Recovering Graph-Structured Activations using Adaptive Compressive Measurements
Akshay Krishnamurthy, James Sharpnack, Aarti Singh

TL;DR
This paper introduces a hierarchical adaptive sensing method for localizing clusters of activated vertices in graphs, achieving effective detection at lower signal-to-noise ratios than traditional methods.
Contribution
It proposes a novel hierarchical partitioning approach combined with adaptive measurements for graph activation localization, with theoretical guarantees and practical validation.
Findings
Localization at weaker SNR than unstructured methods
Theoretical lower bounds on SNR for successful localization
Simulation results demonstrating algorithm effectiveness
Abstract
We study the localization of a cluster of activated vertices in a graph, from adaptively designed compressive measurements.

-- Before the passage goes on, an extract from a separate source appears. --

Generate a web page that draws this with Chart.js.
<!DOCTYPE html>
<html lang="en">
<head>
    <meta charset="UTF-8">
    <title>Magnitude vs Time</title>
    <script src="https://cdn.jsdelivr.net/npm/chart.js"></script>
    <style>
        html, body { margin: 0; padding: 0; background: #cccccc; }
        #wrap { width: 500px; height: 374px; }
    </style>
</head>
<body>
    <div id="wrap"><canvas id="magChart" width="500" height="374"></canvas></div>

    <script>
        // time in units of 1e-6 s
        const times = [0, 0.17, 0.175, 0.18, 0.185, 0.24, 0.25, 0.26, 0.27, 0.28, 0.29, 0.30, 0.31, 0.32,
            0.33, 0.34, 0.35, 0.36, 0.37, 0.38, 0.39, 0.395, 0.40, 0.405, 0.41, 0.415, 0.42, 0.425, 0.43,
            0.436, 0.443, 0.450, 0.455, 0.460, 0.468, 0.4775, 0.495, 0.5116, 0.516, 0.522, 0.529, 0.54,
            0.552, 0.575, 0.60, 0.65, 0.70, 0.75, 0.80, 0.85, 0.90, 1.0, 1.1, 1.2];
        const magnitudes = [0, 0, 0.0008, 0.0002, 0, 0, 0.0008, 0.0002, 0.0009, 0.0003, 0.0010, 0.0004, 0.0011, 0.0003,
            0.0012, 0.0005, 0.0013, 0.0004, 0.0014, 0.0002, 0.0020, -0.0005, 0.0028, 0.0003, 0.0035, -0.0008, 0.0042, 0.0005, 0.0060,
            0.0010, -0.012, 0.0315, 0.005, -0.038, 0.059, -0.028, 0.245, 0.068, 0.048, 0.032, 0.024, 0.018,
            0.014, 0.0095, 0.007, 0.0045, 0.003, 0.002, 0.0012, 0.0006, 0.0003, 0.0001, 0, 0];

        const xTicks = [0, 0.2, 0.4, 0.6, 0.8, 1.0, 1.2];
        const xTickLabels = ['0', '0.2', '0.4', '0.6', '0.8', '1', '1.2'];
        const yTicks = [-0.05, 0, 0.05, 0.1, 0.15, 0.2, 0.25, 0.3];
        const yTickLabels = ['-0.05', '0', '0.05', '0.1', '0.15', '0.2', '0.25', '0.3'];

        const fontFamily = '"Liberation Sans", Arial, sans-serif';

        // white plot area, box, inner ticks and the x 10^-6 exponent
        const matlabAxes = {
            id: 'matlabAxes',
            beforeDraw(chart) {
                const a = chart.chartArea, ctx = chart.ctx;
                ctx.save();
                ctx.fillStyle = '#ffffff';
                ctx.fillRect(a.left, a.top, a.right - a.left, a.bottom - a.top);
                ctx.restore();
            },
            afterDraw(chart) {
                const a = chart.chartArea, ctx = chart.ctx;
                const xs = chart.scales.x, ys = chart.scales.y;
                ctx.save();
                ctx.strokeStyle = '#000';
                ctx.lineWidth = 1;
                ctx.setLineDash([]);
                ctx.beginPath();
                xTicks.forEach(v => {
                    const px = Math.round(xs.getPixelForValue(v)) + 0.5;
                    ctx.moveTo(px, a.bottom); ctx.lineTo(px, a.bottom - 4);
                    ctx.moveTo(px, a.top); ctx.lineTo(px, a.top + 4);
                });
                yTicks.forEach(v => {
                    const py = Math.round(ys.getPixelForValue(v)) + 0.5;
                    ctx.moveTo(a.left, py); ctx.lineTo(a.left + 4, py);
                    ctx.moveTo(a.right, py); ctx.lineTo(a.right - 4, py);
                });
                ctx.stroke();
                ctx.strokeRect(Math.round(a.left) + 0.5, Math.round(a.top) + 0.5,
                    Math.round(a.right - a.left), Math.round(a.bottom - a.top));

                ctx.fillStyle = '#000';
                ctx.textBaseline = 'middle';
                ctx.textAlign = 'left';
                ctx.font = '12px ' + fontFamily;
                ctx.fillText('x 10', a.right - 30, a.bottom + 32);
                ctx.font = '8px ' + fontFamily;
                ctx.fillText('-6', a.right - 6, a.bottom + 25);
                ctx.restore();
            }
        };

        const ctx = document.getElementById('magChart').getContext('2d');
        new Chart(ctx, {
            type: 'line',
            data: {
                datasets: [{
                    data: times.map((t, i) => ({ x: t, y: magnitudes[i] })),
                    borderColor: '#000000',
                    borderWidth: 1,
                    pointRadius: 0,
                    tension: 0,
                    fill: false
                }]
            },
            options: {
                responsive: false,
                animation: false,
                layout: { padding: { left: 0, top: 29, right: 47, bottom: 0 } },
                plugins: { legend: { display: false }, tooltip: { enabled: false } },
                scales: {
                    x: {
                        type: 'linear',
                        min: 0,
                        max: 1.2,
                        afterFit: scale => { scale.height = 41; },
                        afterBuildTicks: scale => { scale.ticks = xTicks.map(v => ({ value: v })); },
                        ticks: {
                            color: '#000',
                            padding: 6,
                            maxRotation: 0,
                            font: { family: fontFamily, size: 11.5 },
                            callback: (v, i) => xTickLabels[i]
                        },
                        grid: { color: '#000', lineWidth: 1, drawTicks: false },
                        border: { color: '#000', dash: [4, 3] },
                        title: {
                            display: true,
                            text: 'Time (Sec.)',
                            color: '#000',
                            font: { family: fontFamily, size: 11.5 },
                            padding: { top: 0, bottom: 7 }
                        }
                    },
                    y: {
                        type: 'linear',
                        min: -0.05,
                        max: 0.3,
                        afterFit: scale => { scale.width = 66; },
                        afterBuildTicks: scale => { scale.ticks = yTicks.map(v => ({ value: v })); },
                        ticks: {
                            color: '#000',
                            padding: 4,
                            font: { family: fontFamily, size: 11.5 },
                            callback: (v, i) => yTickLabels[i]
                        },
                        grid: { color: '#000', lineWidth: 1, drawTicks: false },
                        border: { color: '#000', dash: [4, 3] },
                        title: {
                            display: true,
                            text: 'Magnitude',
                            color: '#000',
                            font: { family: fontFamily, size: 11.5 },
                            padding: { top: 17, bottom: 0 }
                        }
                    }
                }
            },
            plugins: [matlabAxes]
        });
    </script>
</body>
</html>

We propose a hierarchical partitioning of the graph that groups the activated vertices into few partitions, so that a top-down sensing procedure can identify these partitions, and hence the activations, using few measurements. By exploiting the cluster structure, we are able to provide localization guarantees at weaker signal to noise ratios than in the unstructured setting. We complement this performance guarantee with an information theoretic lower bound, providing a necessary signal-to-noise ratio for any algorithm to successfully localize the cluster. We verify our analysis with some simulations, demonstrating the practicality of our algorithm.